Avez-vous cru dans votre modèle et investi dans DMC lors de sa flambée ?
Oui, mais c’était en juillet, avant que nous commencions nos calculs. Et j’ai craqué avant que le cours n’atteigne le maximum que nous avions prévu avec nos formules... [rires] J’ai vendu à 16 euros alors que le modèle prévoyait que le cours monterait jusqu’à 22. En fait, il s’est arrêté à 18 ou 19. Je ne dois pas avoir assez confiance dans la science... Mais la bascule, de l’ordre de 400 % de hausse, était déjà sympathique.
Comment se sont comportés les titres que vous avez étudiés depuis que vous avez achevé votre étude en décembre ?
Comme tous les autres, ils ont pris de plein fouet le marasme de la fin de l’année 2000. Alcatel a atteint son pic à 90 euros puis est redescendu à 60, alors que l’action avait commencé sa combustion à 20 ou 30 euros.
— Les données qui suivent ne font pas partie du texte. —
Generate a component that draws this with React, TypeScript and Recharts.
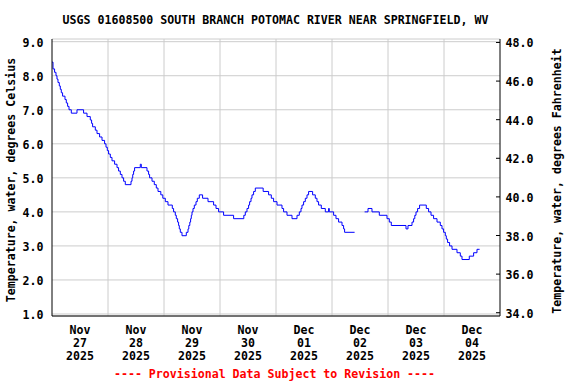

STMicro avait commencé à 10 ou 15 euros, est monté, comme nous l’avions prévu, à 70. Aujourd’hui, elle cote autour de 50 euros.
Avez-vous d’autres idées d’application de la physique à la finance et à l’économie ?
Oui, nous cherchons en ce moment à nous procurer les graphiques des volumes d’actions échangées sur cinq ans pour les titres du CAC 40, du Nasdaq ou d’une autre place. Nous voulons prolonger notre travail. Dans le même esprit, nous voulons essayer de prouver que le volume d’actions échangées peut aussi être, dans certains cas, prévisible. Le volume d’actions appartiendrait lui aussi au phénomène de combustion. Ça nous plairait également de prévoir les flambées à la baisse, mais ce n’est justement pas l’inverse de notre modèle et nous n’avons pas encore la bonne formule physique sous la main.